Secondly, savings account transactions are not normally distributed. If you take a single savings account, you won’t find a bunch of debits and credits. Every month, you’ll find one large credit for the salary, one mid-sized debit for monthly expenses, and several small debits for individual transactions (bills, ATM, etc.) Once in several years, you’ll find a gigantic debit (purchase of car or house, wedding, etc.) or a gigantic credit (retirement / pension fund, sale of property, etc.)

As a result, the savings account is likely to fluctuate a LOT more than if it were a normal distribution.

If I had just looked at the data, I’d have found several occurrences of fluctuations greater than 1.5%. The normal distribution predicts that there should be fewer than 0.3% of such cases. That’s about 1 per year. I’d have visually been able to spot nearly one a month. I’d also have been able to spot the huge 4% swings that do happen once in a few years.

People wiser than me have made the same mistake. I was interning at Lehman Brothers when they were planning to launch a new electronic bond-trading product. My task was to trace the bond price movement.

The data we had was bad. Many bonds jumped as much as 40% in a single day, due to data errors. The bulk of my task was to clean out these errors.

After cleaning up, there was still two jumps that couldn’t be explained. I went to my boss, who recognised them at sight. One was a sudden drop in price of all Government bonds in December 1998. The other was a 32% drop in price of Hikari Tsushin — a mobile phone retailer — on the day they went bankrupt.

We concluded that the daily price drop wouldn’t be more than 9%, to a 95% confidence level. If that was right, a 32% drop in one day would happen once in a million years. Yet, we had Hikari Tsushin just the previous year.
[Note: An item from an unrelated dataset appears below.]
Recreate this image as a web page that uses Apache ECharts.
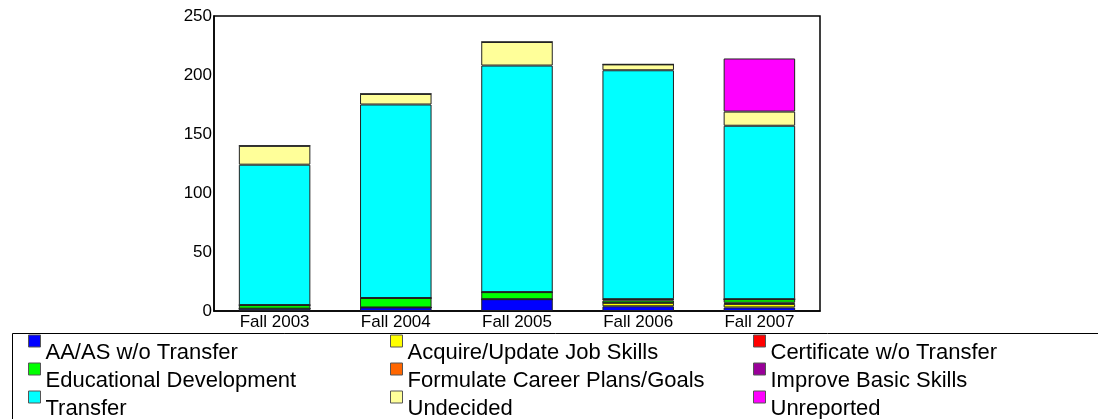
<!DOCTYPE html>
<html>
<head>
<meta charset="utf-8">
<script src="https://cdn.jsdelivr.net/npm/echarts@6/dist/echarts.min.js"></script>
<style>
  html, body { margin: 0; padding: 0; background: #fff; }
  #chart { width: 1098px; height: 419px; }
</style>
</head>
<body>
<div id="chart"></div>
<script>
// terms
var terms = ['Fall 2003', 'Fall 2004', 'Fall 2005', 'Fall 2006', 'Fall 2007'];

// series values
var aaAs        = [2, 3, 10, 4, 3];
var acquireJob  = [0, 0, 0, 3, 3];
var certificate = [0, 0, 0, 0, 1];
var eduDev      = [3, 8, 6, 2, 3];
var formulate   = [0, 0, 0, 1, 0];
var improve     = [0, 0, 0, 0, 0];
var transfer    = [119, 164, 192, 194, 147];
var undecided   = [16, 9, 20, 5, 12];
var unreported  = [0, 0, 0, 0, 45];

var yTicks = [0, 50, 100, 150, 200, 250];

var seriesDefs = [
  { name: 'AA/AS w/o Transfer', data: aaAs, color: '#0000ff' },
  { name: 'Acquire/Update Job Skills', data: acquireJob, color: '#ffff00' },
  { name: 'Certificate w/o Transfer', data: certificate, color: '#ff0000' },
  { name: 'Educational Development', data: eduDev, color: '#00ff00' },
  { name: 'Formulate Career Plans/Goals', data: formulate, color: '#ff6600' },
  { name: 'Improve Basic Skills', data: improve, color: '#990099' },
  { name: 'Transfer', data: transfer, color: '#00ffff' },
  { name: 'Undecided', data: undecided, color: '#ffff99' },
  { name: 'Unreported', data: unreported, color: '#ff00ff' }
];

var font = 'Liberation Sans, Arial, sans-serif';

// legend: 3 columns x 3 rows, one legend per entry so each sits in its cell
var colLeft = [28, 390, 753];
var rowTop = [318, 346, 374];

function legendItem (i) {
  return {
    orient: 'horizontal',
    left: colLeft[i % 3],
    top: rowTop[Math.floor(i / 3)],
    padding: 0,
    itemWidth: 12,
    itemHeight: 12,
    icon: 'rect',
    selectedMode: false,
    itemStyle: { borderColor: '#555', borderWidth: 1 },
    formatter: '{t|{name}}',
    textStyle: {
      rich: {
        t: { fontFamily: font, fontSize: 22, color: '#000', lineHeight: 22, padding: [24, 0, 0, 0] }
      }
    },
    data: [seriesDefs[i].name]
  }
}

var chart = echarts.init(document.getElementById('chart'));
var option = {
  backgroundColor: '#fff',
  animation: false,
  grid: {
    left: 214,
    right: 278,
    top: 16,
    bottom: 108,
    show: true,
    borderColor: '#000',
    borderWidth: 1.5,
    containLabel: false
  },
  legend: seriesDefs.map(function (s, i) { return legendItem(i) }),
  graphic: [{
    type: 'rect',
    shape: { x: 12.5, y: 333.5, width: 1100, height: 100 },
    style: { fill: 'none', stroke: '#000', lineWidth: 1 },
    silent: true
  }],
  xAxis: {
    type: 'category',
    data: terms,
    axisLine: { lineStyle: { color: '#000', width: 1.5 } },
    axisTick: { show: false },
    axisLabel: { fontFamily: font, fontSize: 17, color: '#000', margin: 3 }
  },
  yAxis: {
    type: 'value',
    min: yTicks[0],
    max: yTicks[yTicks.length - 1],
    interval: 50,
    splitLine: { show: false },
    axisLine: { show: true, lineStyle: { color: '#000', width: 1.5 } },
    axisTick: { show: false },
    axisLabel: { fontFamily: font, fontSize: 17, color: '#000', margin: 2 }
  },
  series: seriesDefs.map(function (s) {
    return {
      name: s.name,
      type: 'bar',
      stack: 'total',
      barWidth: '59%',
      data: s.data,
      itemStyle: { color: s.color, borderColor: '#222', borderWidth: 1 }
    }
  })
};
chart.setOption(option);
</script>
</body>
</html>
We didn’t bother about it. In fact, we didn’t even think about it. If we’d checked, we’d have found that the daily price drop was closer to 12% or something, to a 95% confidence level.

Summary: Force-fit a normal distribution on non-normal data can understate the worst-case scenario. Often you’re better off just inferring confidence levels from the raw data than from a fitted distribution.

Sourced statistic from: www.forex.academy

Normalising non-random samples is bad

I rate movies on a scale of 1 (bad) to 5 (good). This is an absolute scale. Initially, I assumed that I would watch as many good movies as bad ones. So I’d have about as many 1s as 5s, and 2s as 4s. But, when I looked at my ratings for movies over the last year, I had far more 4s than 2s. My movie ratings were not normal.

Rating Frequency
1 8
2 31
3 98
4 81
5 18

The reason is clear. I pick good movies rather than bad ones, based on reviews. If I rated every movie there was, the ratings may be normally distributed (or they may not). But when I pick movies, I consciously reject those I know would have a low rating (based on reviews), so my ratings would be more clustered around the top.

Even if I redefined my scale, I’d still have more than 50% above the average. This is not a contradiction. I watch a LOT of good movies with very similar ratings, and a few disastrously bad movies. The good movies will have a higher-than-average rating, and there’ll be more of them than the bad movies. This is a skewed or asymmetric distribution.

So, selective picking can wreck the normal curve.

Yet, almost everything is selectively picked. Colleges try and pick the best students. Organisations tend to pick the best employees. If they rate performance, they’re likely to find a bias towards the higher side — at least, the good colleges and organisations. Force fitting a normal distribution pushes down genuinely good people. (In bad colleges and organisations, it pushes up genuinely bad people).